The third book, due out later this year, builds on that foundation; it’s both structurally and narratively more complex, with much more intricate relationships and characters. The fourth novel, Unyielding Devotion, is even more complex still…and the most important character in the novel, the one who shapes the decisions of all the protagonists, is barely present in it. It’s also the first Passionate Pantheon novel with a nonlinear timeline.

We knew the first two books would likely be the most straightforward, but we didn’t explicitly set out to write a nonlinear story with Unyielding Devotion or to write a novel in The Hallowed Covenant about seven friends whose lives intersect in ways that sends all of them off on a different trajectory. We created a high-level overview of the landscape, and then let the river flow through it, establishing its own twists and turns as it did.

Funny thing about rivers: the landscape may shape the way the water flows, but the water also reshapes the landscape.
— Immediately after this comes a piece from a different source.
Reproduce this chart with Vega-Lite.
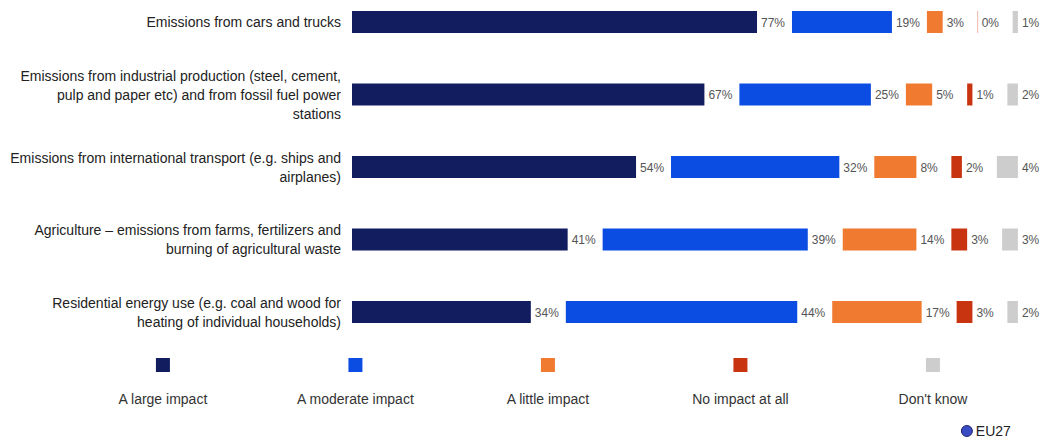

We have had to make peace with the idea that there will always be more stories we want to tell in the Passionate Pantheon universe than we will ever be able to tell. We set out some months back to start writing short stories in the universe, just to set free some of the ideas that are in our heads, which is what we’d planned to do for Ortin’s story. The reason he has a scar is interesting, we think…but it turns out that the effect the experiences that gave him the scar had on him and the people around him, not the way he got the scar, is the story that wanted to be told. What else could we do but buckle in for the ride?

And since we don’t intend to stop writing together any time soon, hopefully you’re up for following us on this ride. Trust us, sometimes we’re as surprised by what comes out as you are. But then, that’s the fun of co-authoring—you never really know what will come out at the other end. But then, what’s life without a few surprises?